The theme of “work” seems oddly out of place in a discourse about bread. And it is introduced in one of John’s seeming non sequiturs. As the people come seeking Jesus, he chides them for seeking him only because they ate their fill of the loaves and then tells them to work for the bread that endures (or remains — the Greek is menein). They respond by asking, “What must we be doing in order to be working the works of God?” Working for bread makes perfect sense, but connecting it to the works of God is a bit of a jump. Jesus replies that the work of God is to trust the one God has sent.

In the previous chapter, Jesus has said that the son will do the works of the Father and even greater works. The Father raises the dead and gives life, so the Son gives life to whomever he will. In a perfect instance of Johannine irony, the crowd responds to Jesus’ statement that the work of God is to trust the one whom God has sent by requesting a sign, so that they may see and believe in Jesus. Haven’t they just eaten the loaves? What kind of sign are they looking for? Jesus had been correct in telling them they are seeking him only because they ate their fill. One suspects that is also why the crowd wanted to take him by force and make him king. Here is a king who will provide our every want.
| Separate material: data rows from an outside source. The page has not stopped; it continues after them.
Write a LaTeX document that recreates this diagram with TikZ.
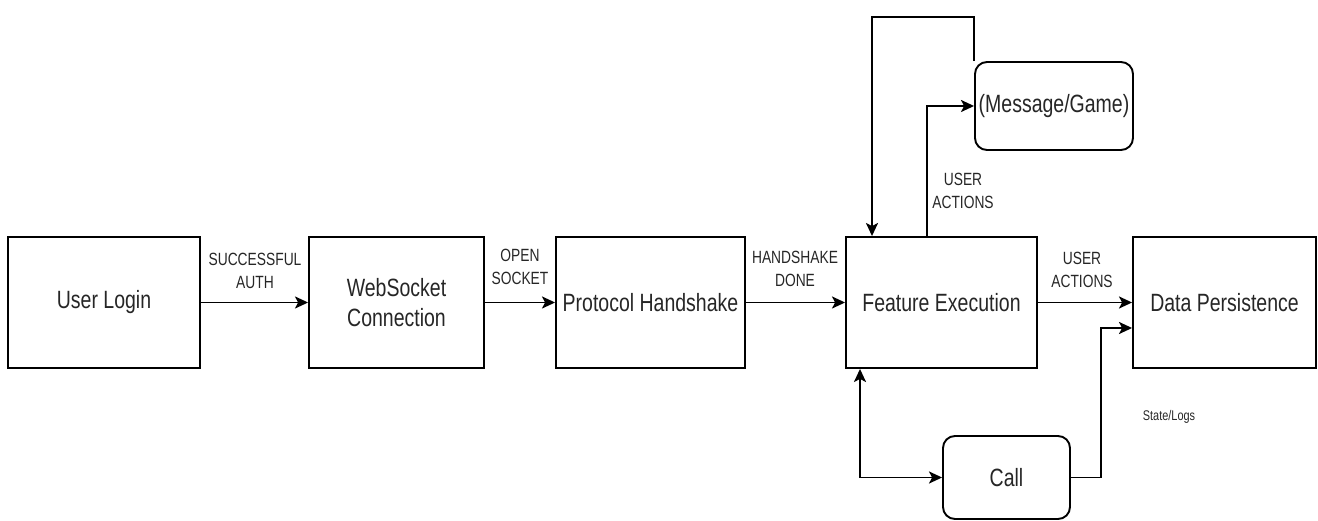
\documentclass[tikz,border=0pt]{standalone}
\usepackage{fontspec}
\setmainfont{Liberation Sans}
\newfontfamily\cond[FakeStretch=0.78]{Liberation Sans}
\usetikzlibrary{arrows.meta}
\begin{document}
\begin{tikzpicture}[x=1pt,y=-1pt,
  box/.style={draw, line width=1.9pt, inner sep=0pt, align=center, text=black!85,
    font=\cond\fontsize{25}{30}\selectfont},
  rbox/.style={box, rounded corners=12pt},
  lbl/.style={font=\cond\fontsize{17.7}{23}\selectfont, align=center, text=black!85, inner sep=0pt},
  small/.style={font=\cond\fontsize{14}{17}\selectfont, text=black!85, inner sep=0pt},
  tip/.tip={Stealth[length=13pt,width=12pt,inset=3pt]},
  arr/.style={line width=1.9pt, -tip},
  darr/.style={line width=1.9pt, tip-tip}]
\useasboundingbox (0,0) rectangle (1318,521);

% boxes
\node[box, minimum width=192pt, minimum height=131pt] (ul) at (104,302.5) {User Login};
\node[box, minimum width=175pt, minimum height=131pt] (ws) at (396.5,302.5) {WebSocket\\Connection};
\node[box, minimum width=189pt, minimum height=131pt] (ph) at (650.5,302.5) {Protocol Handshake};
\node[box, minimum width=191pt, minimum height=131pt] (fe) at (941.5,302.5) {Feature Execution};
\node[box, minimum width=183pt, minimum height=131pt] (dp) at (1224.5,302.5) {Data Persistence};
\node[rbox, minimum width=158pt, minimum height=88pt] (mg) at (1054,106) {(Message/Game)};
\node[rbox, minimum width=127pt, minimum height=83pt] (call) at (1006.5,477.5) {Call};

% labels
\node[lbl] (l1) at (255,271) {SUCCESSFUL\\AUTH};
\node[lbl] (l2) at (520,267) {OPEN\\SOCKET};
\node[lbl] (l3) at (795,269) {HANDSHAKE\\DONE};
\node[lbl] (l4) at (1082,270) {USER\\ACTIONS};
\node[lbl] (l5) at (963,191) {USER\\ACTIONS};
\node[small] (l6) at (1169,417) {State/Logs};

% helper coordinates
\coordinate (up1) at (927,0);
\coordinate (top) at (0,17);
\coordinate (lp) at (872,0);
\coordinate (dn) at (860,0);
\coordinate (cr) at (1101,0);
\coordinate (sl) at (0,328);

% main flow
\draw[arr] (ul) -- (ws);
\draw[arr] (ws) -- (ph);
\draw[arr] (ph) -- (fe);
\draw[arr] (fe) -- (dp);

% feature to message/game
\draw[arr] (fe.north -| up1) |- (mg.west);
% loop back
\draw[arr] (mg.north west) -- (mg.north west |- top) -| (fe.north -| lp);
% feature <-> call
\draw[darr] (fe.south -| dn) |- (call.west);
% call to data persistence
\draw[arr] (call.east) -| (cr |- sl) -- (dp.west |- sl);
\end{tikzpicture}
\end{document}
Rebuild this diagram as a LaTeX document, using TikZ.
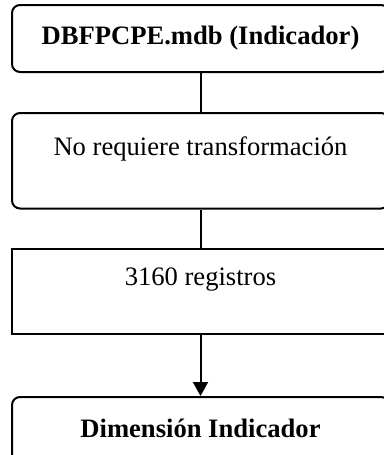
\documentclass[tikz,border=0pt]{standalone}
\usepackage{fontspec}
\setmainfont{Liberation Serif}
\usetikzlibrary{arrows.meta, positioning}

\tikzset{
box/.style={draw, line width=1pt, minimum width=188.5pt, inner sep=0pt, align=center, font=\fontsize{13.3}{15}\selectfont},
rbox/.style={box, rounded corners=4pt},
}

\begin{document}
\begin{tikzpicture}
\useasboundingbox (0,0) rectangle (192pt,-227.5pt);
\clip (0,0) rectangle (192pt,-227.5pt);

%%%%%%%%%% boxes
\node[rbox, minimum height=33.5pt] (src) at (100.25pt,-19.25pt) {\textbf{DBFPCPE.mdb (Indicador)}};
\node[rbox, minimum height=47.75pt, below=19.5pt of src] (trans) {No requiere transformación\\\mbox{}};
\node[box, minimum height=42.5pt, below=19.25pt of trans] (recs) {3160 registros\\\mbox{}};
\node[rbox, minimum height=46pt, below=30.5pt of recs] (dim) {\textbf{Dimensión Indicador}\\\mbox{}};

%%%%%%%%%% connectors
\draw[line width=1pt] (src) -- (trans);
\draw[line width=1pt] (trans) -- (recs);
\draw[line width=1pt, -{Triangle[width=7.5pt,length=7pt]}] (recs) -- (dim);
\end{tikzpicture}
\end{document}
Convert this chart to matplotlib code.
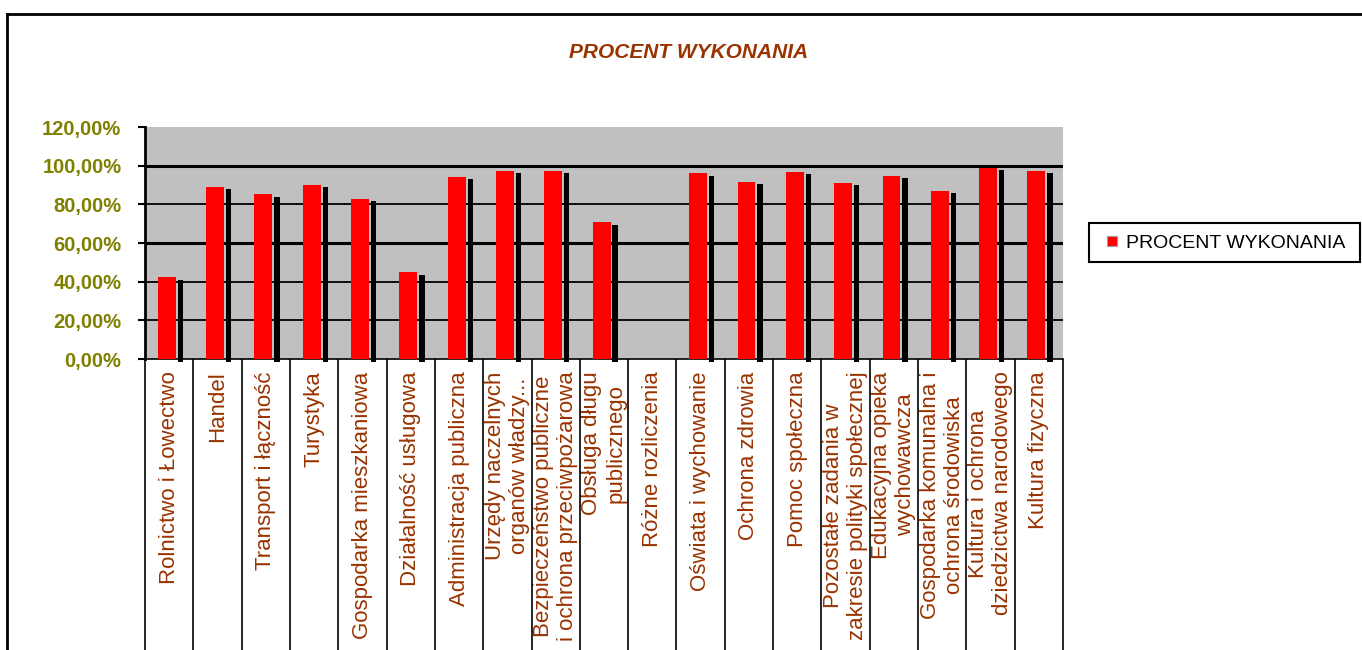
import matplotlib
matplotlib.use("Agg")
import matplotlib.pyplot as plt
from matplotlib.lines import Line2D
import numpy as np

plt.rcParams['font.family'] = ['Liberation Sans', 'DejaVu Sans']

# dane
categories = [
    "Rolnictwo i Łowectwo",
    "Handel",
    "Transport i łączność",
    "Turystyka",
    "Gospodarka mieszkaniowa",
    "Działalność usługowa",
    "Administracja publiczna",
    "Urzędy naczelnych\norganów władzy...",
    "Bezpieczeństwo publiczne\ni ochrona przeciwpożarowa",
    "Obsługa długu\npublicznego",
    "Różne rozliczenia",
    "Oświata i wychowanie",
    "Ochrona zdrowia",
    "Pomoc społeczna",
    "Pozostałe zadania w\nzakresie polityki społecznej",
    "Edukacyjna opieka\nwychowawcza",
    "Gospodarka komunalna i\nochrona środowiska",
    "Kultura i ochrona\ndziedzictwa narodowego",
    "Kultura fizyczna",
]
procent = [42.4, 89.2, 85.1, 90.2, 83.0, 44.9, 94.3, 97.4, 97.4, 70.7,
           0.0, 96.0, 91.8, 96.9, 91.2, 94.8, 87.1, 98.9, 97.4]
y_ticks = [0, 20, 40, 60, 80, 100, 120]
y_labels = ["0,00%", "20,00%", "40,00%", "60,00%", "80,00%", "100,00%", "120,00%"]
series_name = "PROCENT WYKONANIA"

brown = "#993300"
olive = "#808000"

W, H = 1362, 650
fig = plt.figure(figsize=(W / 100, H / 100), dpi=100)
fig.patch.set_facecolor("white")

ax = fig.add_axes([145 / W, 1 - 359 / H, (1063 - 145) / W, (359 - 127) / H])
ax.set_facecolor("#C0C0C0")

x = np.arange(len(categories))

# linie siatki
for t in y_ticks[1:-1]:
    ax.axhline(t, color="black", lw=2.2 if t in (60, 100) else 1.3, zorder=1)

# cien (czarny pasek) i slupki
ax.bar(x + 0.175, procent, width=0.11, bottom=-1.4, align="edge",
       color="black", zorder=2, clip_on=False)
ax.bar(x - 0.235, procent, width=0.37, align="edge",
       color="#FF0000", zorder=3)

ax.set_xlim(-0.5, len(categories) - 0.5)
ax.set_ylim(0, 120)

ax.set_yticks(y_ticks)
ax.set_yticklabels(y_labels)
ax.tick_params(axis="y", direction="out", length=5, width=1.5, pad=12,
               labelsize=14.5, labelcolor=olive)
for lab in ax.get_yticklabels():
    lab.set_fontweight("bold")

ax.set_xticks(x)
ax.set_xticklabels(categories, rotation=90, va="top", ha="center",
                   fontsize=16, color=brown)
ax.tick_params(axis="x", which="major", length=0, pad=9)
ax.set_xticks(np.arange(len(categories) + 1) - 0.5, minor=True)
ax.tick_params(axis="x", which="minor", direction="out", length=230, width=1.2)

for s in ["top", "right"]:
    ax.spines[s].set_visible(False)
ax.spines["left"].set_linewidth(2)
ax.spines["bottom"].set_linewidth(1.2)

# tytul
fig.text(689 / W, 1 - 53 / H, "PROCENT WYKONANIA", ha="center", va="center",
         fontsize=15, fontweight="bold", fontstyle="italic", color=brown)

# legenda
handle = Line2D([], [], marker="s", linestyle="none", markersize=6.5,
                markerfacecolor="#FF0000", markeredgecolor="#A0A0A0",
                markeredgewidth=0.8, label=series_name)
leg = ax.legend(handles=[handle], loc="center", mode="expand",
                bbox_to_anchor=(1089 / W, 1 - 264 / H, 271 / W, 42 / H),
                bbox_transform=fig.transFigure, fancybox=False,
                edgecolor="black", framealpha=1, fontsize=14,
                handlelength=1.3, handletextpad=0.05,
                borderpad=0.55, borderaxespad=0)
leg.get_frame().set_linewidth(1.5)

# ramka wykresu
fig.add_artist(Line2D([7 / W, 1], [1 - 14 / H, 1 - 14 / H], color="black", lw=2))
fig.add_artist(Line2D([7 / W, 7 / W], [0, 1 - 14 / H], color="black", lw=2))

fig.savefig("out.png", dpi=100)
The crowd refers to Moses sign of manna in the wilderness, to which Jesus replies, “Amen, amen, I say to you, it was not Moses who gave the bread from heaven; my father gives you the true bread from heaven. For the bread of God is that which comes down from heaven and gives life to the world” (my emphasis). This is the disruptive piece of this discourse; Jesus, as bread, gives life to the whole world — not just to the people of Israel in the desert. Whoever comes to Jesus will never hunger, and whoever believes in him will never thirst. In the same way that Leviticus located Jewish identity in the act of sacrifice at the Temple (whoever sacrificed at the Temple was a Jew), so Jesus now expands that identity to belief (or trust) in him.

The miracle or sign of the bread is not so much about how many people at from five loaves and two fishes as it is about how every one who shares this meal is included in the people who feast with God on the mountainside, ratifying a new covenant. If that is the purpose of the eucharist, it is certainly easy to get discouraged. A quick look around shows that we are a long way from God’s new, all-inclusive covenant. We are as badly divided as the synagogue which threw out John’s community. And, as often as not, we are the ones doing the throwing out. I think that is why Jesus says that the work of God is to trust the one whom God has sent. Trust has very different connotations from believe. Trust is for the long haul.
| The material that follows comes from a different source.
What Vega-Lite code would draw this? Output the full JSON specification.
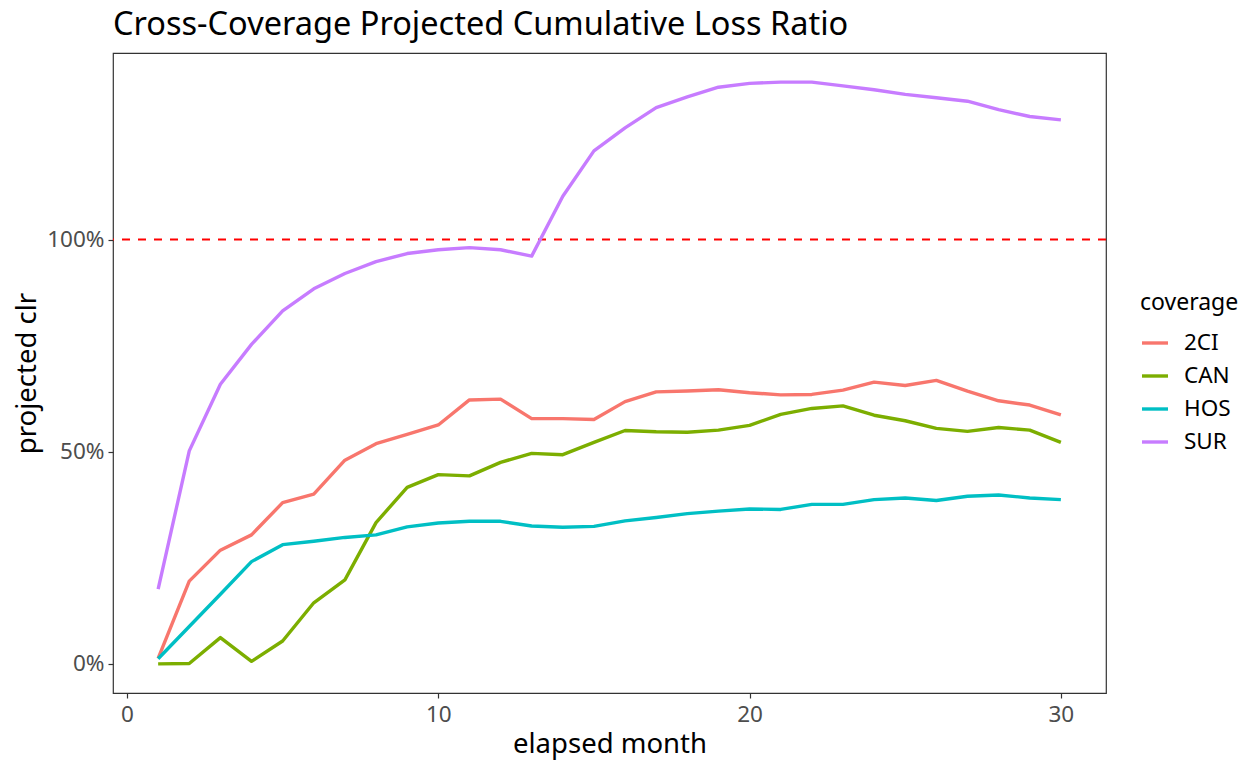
{
  "$schema": "https://vega.github.io/schema/vega-lite/v6.json",
  "autosize": {"type": "none"},
  "padding": {"left": 113, "top": 53, "right": 154, "bottom": 77},
  "width": 993,
  "height": 640,
  "background": "white",
  "title": {"text": "Cross-Coverage Projected Cumulative Loss Ratio", "anchor": "start", "frame": "group", "font": "Noto Sans", "fontSize": 32.5, "fontWeight": "normal", "color": "black", "offset": 12},
  "config": {
    "font": "Noto Sans",
    "view": {"stroke": "#333333", "strokeWidth": 1.2},
    "axis": {"grid": false, "domain": false, "tickColor": "#333333", "tickSize": 5, "tickWidth": 1.2, "labelColor": "#4D4D4D", "labelFontSize": 22.5, "labelFont": "Noto Sans", "titleFont": "Noto Sans", "titleFontSize": 27.5, "titleFontWeight": "normal", "titleColor": "black"},
    "legend": {"titleFont": "Noto Sans", "labelFont": "Noto Sans"}
  },
  "datasets": {
    "clr": [
      {"month": 1, "coverage": "2CI", "clr": 0.013}, {"month": 2, "coverage": "2CI", "clr": 0.195}, {"month": 3, "coverage": "2CI", "clr": 0.268}, {"month": 4, "coverage": "2CI", "clr": 0.304}, {"month": 5, "coverage": "2CI", "clr": 0.380}, {"month": 6, "coverage": "2CI", "clr": 0.400}, {"month": 7, "coverage": "2CI", "clr": 0.480}, {"month": 8, "coverage": "2CI", "clr": 0.519}, {"month": 9, "coverage": "2CI", "clr": 0.541}, {"month": 10, "coverage": "2CI", "clr": 0.563},
      {"month": 11, "coverage": "2CI", "clr": 0.622}, {"month": 12, "coverage": "2CI", "clr": 0.624}, {"month": 13, "coverage": "2CI", "clr": 0.578}, {"month": 14, "coverage": "2CI", "clr": 0.578}, {"month": 15, "coverage": "2CI", "clr": 0.576}, {"month": 16, "coverage": "2CI", "clr": 0.618}, {"month": 17, "coverage": "2CI", "clr": 0.641}, {"month": 18, "coverage": "2CI", "clr": 0.643}, {"month": 19, "coverage": "2CI", "clr": 0.646}, {"month": 20, "coverage": "2CI", "clr": 0.639},
      {"month": 21, "coverage": "2CI", "clr": 0.634}, {"month": 22, "coverage": "2CI", "clr": 0.635}, {"month": 23, "coverage": "2CI", "clr": 0.645}, {"month": 24, "coverage": "2CI", "clr": 0.664}, {"month": 25, "coverage": "2CI", "clr": 0.656}, {"month": 26, "coverage": "2CI", "clr": 0.668}, {"month": 27, "coverage": "2CI", "clr": 0.643}, {"month": 28, "coverage": "2CI", "clr": 0.620}, {"month": 29, "coverage": "2CI", "clr": 0.610}, {"month": 30, "coverage": "2CI", "clr": 0.587},
      {"month": 1, "coverage": "CAN", "clr": 0.0}, {"month": 2, "coverage": "CAN", "clr": 0.001}, {"month": 3, "coverage": "CAN", "clr": 0.062}, {"month": 4, "coverage": "CAN", "clr": 0.006}, {"month": 5, "coverage": "CAN", "clr": 0.054}, {"month": 6, "coverage": "CAN", "clr": 0.144}, {"month": 7, "coverage": "CAN", "clr": 0.198}, {"month": 8, "coverage": "CAN", "clr": 0.333}, {"month": 9, "coverage": "CAN", "clr": 0.416}, {"month": 10, "coverage": "CAN", "clr": 0.446},
      {"month": 11, "coverage": "CAN", "clr": 0.443}, {"month": 12, "coverage": "CAN", "clr": 0.475}, {"month": 13, "coverage": "CAN", "clr": 0.496}, {"month": 14, "coverage": "CAN", "clr": 0.493}, {"month": 15, "coverage": "CAN", "clr": 0.522}, {"month": 16, "coverage": "CAN", "clr": 0.550}, {"month": 17, "coverage": "CAN", "clr": 0.547}, {"month": 18, "coverage": "CAN", "clr": 0.546}, {"month": 19, "coverage": "CAN", "clr": 0.551}, {"month": 20, "coverage": "CAN", "clr": 0.562},
      {"month": 21, "coverage": "CAN", "clr": 0.588}, {"month": 22, "coverage": "CAN", "clr": 0.602}, {"month": 23, "coverage": "CAN", "clr": 0.608}, {"month": 24, "coverage": "CAN", "clr": 0.586}, {"month": 25, "coverage": "CAN", "clr": 0.573}, {"month": 26, "coverage": "CAN", "clr": 0.555}, {"month": 27, "coverage": "CAN", "clr": 0.548}, {"month": 28, "coverage": "CAN", "clr": 0.557}, {"month": 29, "coverage": "CAN", "clr": 0.551}, {"month": 30, "coverage": "CAN", "clr": 0.522},
      {"month": 1, "coverage": "HOS", "clr": 0.012}, {"month": 2, "coverage": "HOS", "clr": 0.088}, {"month": 3, "coverage": "HOS", "clr": 0.164}, {"month": 4, "coverage": "HOS", "clr": 0.241}, {"month": 5, "coverage": "HOS", "clr": 0.281}, {"month": 6, "coverage": "HOS", "clr": 0.289}, {"month": 7, "coverage": "HOS", "clr": 0.298}, {"month": 8, "coverage": "HOS", "clr": 0.304}, {"month": 9, "coverage": "HOS", "clr": 0.323}, {"month": 10, "coverage": "HOS", "clr": 0.332},
      {"month": 11, "coverage": "HOS", "clr": 0.336}, {"month": 12, "coverage": "HOS", "clr": 0.336}, {"month": 13, "coverage": "HOS", "clr": 0.325}, {"month": 14, "coverage": "HOS", "clr": 0.322}, {"month": 15, "coverage": "HOS", "clr": 0.324}, {"month": 16, "coverage": "HOS", "clr": 0.337}, {"month": 17, "coverage": "HOS", "clr": 0.345}, {"month": 18, "coverage": "HOS", "clr": 0.354}, {"month": 19, "coverage": "HOS", "clr": 0.360}, {"month": 20, "coverage": "HOS", "clr": 0.365},
      {"month": 21, "coverage": "HOS", "clr": 0.364}, {"month": 22, "coverage": "HOS", "clr": 0.376}, {"month": 23, "coverage": "HOS", "clr": 0.376}, {"month": 24, "coverage": "HOS", "clr": 0.387}, {"month": 25, "coverage": "HOS", "clr": 0.391}, {"month": 26, "coverage": "HOS", "clr": 0.385}, {"month": 27, "coverage": "HOS", "clr": 0.395}, {"month": 28, "coverage": "HOS", "clr": 0.398}, {"month": 29, "coverage": "HOS", "clr": 0.391}, {"month": 30, "coverage": "HOS", "clr": 0.387},
      {"month": 1, "coverage": "SUR", "clr": 0.176}, {"month": 2, "coverage": "SUR", "clr": 0.502}, {"month": 3, "coverage": "SUR", "clr": 0.659}, {"month": 4, "coverage": "SUR", "clr": 0.753}, {"month": 5, "coverage": "SUR", "clr": 0.832}, {"month": 6, "coverage": "SUR", "clr": 0.884}, {"month": 7, "coverage": "SUR", "clr": 0.920}, {"month": 8, "coverage": "SUR", "clr": 0.948}, {"month": 9, "coverage": "SUR", "clr": 0.967}, {"month": 10, "coverage": "SUR", "clr": 0.976},
      {"month": 11, "coverage": "SUR", "clr": 0.981}, {"month": 12, "coverage": "SUR", "clr": 0.976}, {"month": 13, "coverage": "SUR", "clr": 0.961}, {"month": 14, "coverage": "SUR", "clr": 1.102}, {"month": 15, "coverage": "SUR", "clr": 1.209}, {"month": 16, "coverage": "SUR", "clr": 1.263}, {"month": 17, "coverage": "SUR", "clr": 1.311}, {"month": 18, "coverage": "SUR", "clr": 1.336}, {"month": 19, "coverage": "SUR", "clr": 1.359}, {"month": 20, "coverage": "SUR", "clr": 1.368},
      {"month": 21, "coverage": "SUR", "clr": 1.371}, {"month": 22, "coverage": "SUR", "clr": 1.371}, {"month": 23, "coverage": "SUR", "clr": 1.362}, {"month": 24, "coverage": "SUR", "clr": 1.353}, {"month": 25, "coverage": "SUR", "clr": 1.342}, {"month": 26, "coverage": "SUR", "clr": 1.334}, {"month": 27, "coverage": "SUR", "clr": 1.326}, {"month": 28, "coverage": "SUR", "clr": 1.306}, {"month": 29, "coverage": "SUR", "clr": 1.290}, {"month": 30, "coverage": "SUR", "clr": 1.282}
    ],
    "ref": [{"threshold": 1}]
  },
  "layer": [
    {
      "data": {"name": "ref"},
      "mark": {"type": "rule", "color": "#FF0000", "strokeWidth": 2, "strokeDash": [8, 8]},
      "encoding": {"y": {"field": "threshold", "type": "quantitative", "scale": {"domain": [-0.0686, 1.4396], "nice": false, "zero": false}}}
    },
    {
      "data": {"name": "clr"},
      "mark": {"type": "line", "strokeWidth": 3.4, "strokeJoin": "round"},
      "encoding": {
        "x": {"field": "month", "type": "quantitative", "scale": {"domain": [-0.45, 31.45], "nice": false, "zero": false}, "axis": {"values": [0, 10, 20, 30], "title": "elapsed month", "labelPadding": 5, "titlePadding": 5}},
        "y": {"field": "clr", "type": "quantitative", "scale": {"domain": [-0.0686, 1.4396], "nice": false, "zero": false}, "axis": {"values": [0, 0.5, 1], "format": ".0%", "title": "projected clr", "labelPadding": 4, "titlePadding": 5}},
        "color": {"field": "coverage", "type": "nominal", "scale": {"domain": ["2CI", "CAN", "HOS", "SUR"], "range": ["#F8766D", "#7CAE00", "#00BFC4", "#C77CFF"]},
          "legend": {"title": "coverage", "orient": "none", "legendX": 1027, "legendY": 239, "padding": 0, "titleFontSize": 23, "titleFontWeight": "normal", "titleColor": "black", "titlePadding": 13, "labelFontSize": 22.5, "labelColor": "black", "labelOffset": 14, "symbolType": "stroke", "symbolSize": 676, "symbolStrokeWidth": 3.4, "rowPadding": 6}}
      }
    }
  ]
}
The imagery in Ephesians is helpful here. The body is an organic image. Maturity is not something that happens overnight, but something that one grows into. Bonds, ligaments, unity, peace — all suggest the growth of the Body of Christ into a unifying force in the world, and the work it takes to keep that ministry in sight. The graces given, when Christ ascends and takes captivity captive (quoting Psalm 68), and distributing the booty of his conquest, are the gifts of ministry distributed in the community for the building up of the ministry of the whole. It is easy to be blown about by the latest news, the pessimistic view of the pundits, and be pulled in by the deceit of politicians using the latest catastrophe to their advantage. We are, instead, to speak the truth in love (the Greek says “doing the truth in love”) for the building up of the body. This takes a completely different vision of what God is doing in the world.